7 phrases

C’était pendant la première année du nouveau millénaire que j’ai eu en mains un livre qui m’a fait comprendre que pendant vingt ans j’avais habité dans la maison d’un ancien SS. Non que je n’aie reçu quelques signes: même le notaire, le jour où nous avions visité la maison ensemble, avait évoqué en passant les habitants précédents; je n’y avais prêté que peu d’attention. Peut-être que je le refoulais, imprégné comme je l’étais depuis des années par les poèmes douloureux de Paul Celan, les témoignages de Primo Levi, les innombrables livres et documentaires qui vous laissent sans voix, par l’impossibilité de toute une génération de décrire l’impensable. Là je voyais mes souvenirs intimes envahis par une réalité que je pouvais à peine m’imaginer, mais que je ne pouvais plus repousser. C’était comme si des spectres surgissaient dans les pièces que j’avais si bien connues; je voulais leur poser des questions mais ils passaient au travers de moi. Rien ne me déplaisait plus qu’écrire sur cette sorte de gens qui se mettaient à hanter ma propre vie.

Stefan Hertmans, De Opgang, De Bezige Bij, 2020, p.7 (incipit) Traduction de l’Adrienne.
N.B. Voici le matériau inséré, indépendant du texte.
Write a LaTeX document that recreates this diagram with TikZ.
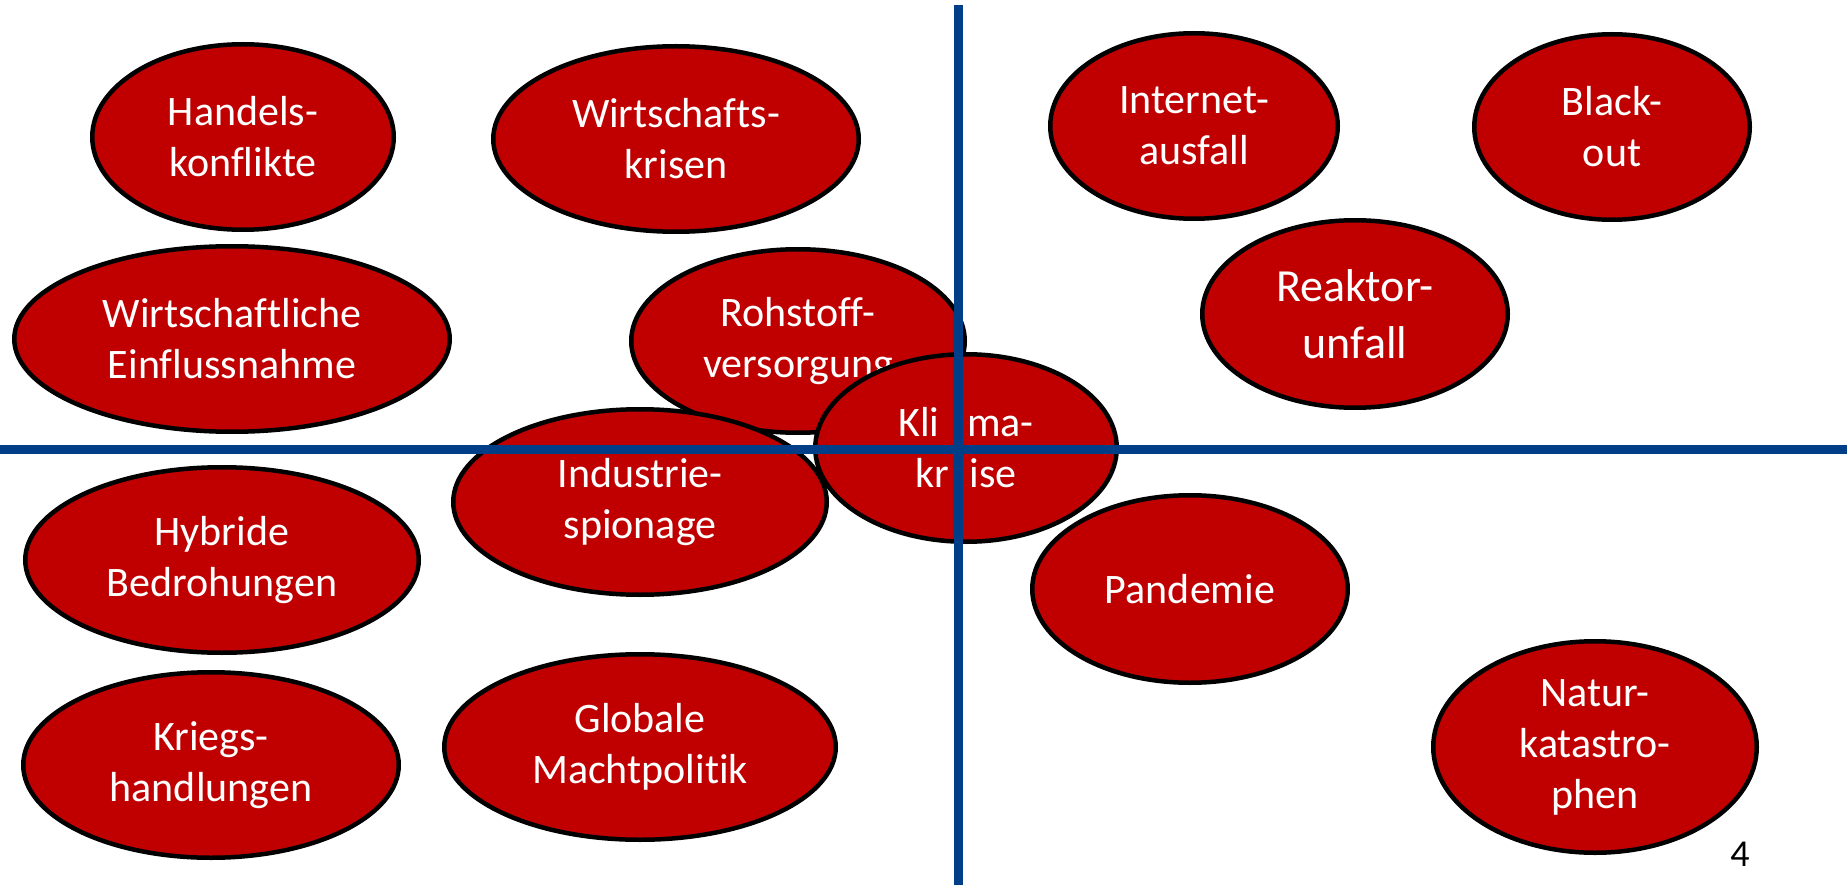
\documentclass[tikz,border=0pt]{standalone}
\usepackage{fontspec}
\setmainfont{Carlito}[Ligatures=NoCommon]
\usetikzlibrary{shapes.geometric}
\definecolor{riskred}{RGB}{192,0,0}
\definecolor{axisblue}{RGB}{0,63,135}
\tikzset{
  risk/.style={ellipse, draw=black, line width=4.5pt, fill=riskred, text=white,
    inner sep=0pt, align=center, font=\fontsize{42}{51}\selectfont},
  axisline/.style={draw=axisblue, line width=9pt},
  pagenum/.style={text=black, inner sep=0pt, font=\fontsize{38}{44}\selectfont}
}
\begin{document}
\begin{tikzpicture}[x=1pt,y=-1pt]
\useasboundingbox[fill=white] (0,0) rectangle (1847,885);
% upper left
\node[risk, minimum width=301.5pt, minimum height=185.5pt] (hk) at (243,137) {Handels-\\konflikte};
\node[risk, minimum width=365.5pt, minimum height=185.5pt] (wk) at (676,139) {Wirtschafts-\\krisen};
\node[risk, minimum width=435.5pt, minimum height=185.5pt] (we) at (232,339) {Wirtschaftliche\\Einflussnahme};
% upper right
\node[risk, minimum width=287.5pt, minimum height=185.5pt] (ia) at (1194,126) {Internet-\\ausfall};
\node[risk, minimum width=275.5pt, minimum height=185.5pt] (bo) at (1612,127) {Black-\\out};
\node[risk, minimum width=305.5pt, minimum height=187.5pt, font=\fontsize{46}{57}\selectfont] (ru) at (1355,314) {Reaktor-\\unfall};
% lower left
\node[risk, minimum width=393.5pt, minimum height=185.5pt] (hb) at (222,560) {Hybride\\Bedrohungen};
\node[risk, minimum width=375.5pt, minimum height=185.5pt] (kh) at (211,765) {Kriegs-\\handlungen};
\node[risk, minimum width=391.5pt, minimum height=185.5pt] (gm) at (640,747) {Globale\\Machtpolitik};
% lower right
\node[risk, minimum width=315.5pt, minimum height=187.5pt] (pd) at (1190,589) {Pandemie};
\node[risk, minimum width=323.5pt, minimum height=211.5pt] (nk) at (1595,747) {Natur-\\katastro-\\phen};
% overlapping centre group
\node[risk, minimum width=333.5pt, minimum height=183.5pt] (rv) at (798,341) {Rohstoff-\\versorgung};
\node[risk, minimum width=373.5pt, minimum height=185.5pt] (is) at (640,502) {Industrie-\\spionage};
\node[risk, minimum width=301.5pt, minimum height=187.5pt] (kk) at (966,448) {Kli\hspace{28pt}ma-\\kr\hspace{21pt}ise};
% axes
\coordinate (vtop) at (958.5,5);
\coordinate (vbot) at (958.5,885);
\coordinate (hleft) at (0,449);
\coordinate (hright) at (1847,449);
\draw[axisline] (vtop) -- (vbot);
\draw[axisline] (hleft) -- (hright);
% page number
\node[pagenum] (pn) at (1740,854) {4};
\end{tikzpicture}
\end{document}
Het was in het eerste jaar van het nieuwe millennium dat ik een boek in handen kreeg waaruit ik begreep dat ik twintig jaar in het huis van een voormalige ss-man had gewoond. Niet dat ik geen signalen had gekregen: zelfs de notaris had me, op de dag dat ik het huis met hem bezocht, terloops op de vorige bewoners gewezen; ik had er toen weinig aandacht voor. Misschien verdrong ik het ook, doordrenkt als ik jarenlang was geweest van de pijnlijke gedichten van Paul Celan, de getuigenissen van Primo Levi, de talloze boeken en documentaires die je sprakeloos achterlieten, de onmogelijkheid van een hele generatie om het ondenkbare te beschrijven. Nu zag ik mijn intieme herinneringen doordrongen raken van een werkelijkheid die ik me amper kon voorstellen, maar die ik ook niet meer kon wegduwen. Het was alsof er schimmen opdoemden in de kamers die ik zo goed had gekend; ik wilde ze vragen stellen, maar ze liepen dwars door me heen. Niets stond me zozeer tegen dan schrijven over het soort mens dat nu als een spook door mijn eigen leven begon te banjeren.

Stefan Hertmans, De Opgang, De Bezige Bij, 2020, p.7 (incipit)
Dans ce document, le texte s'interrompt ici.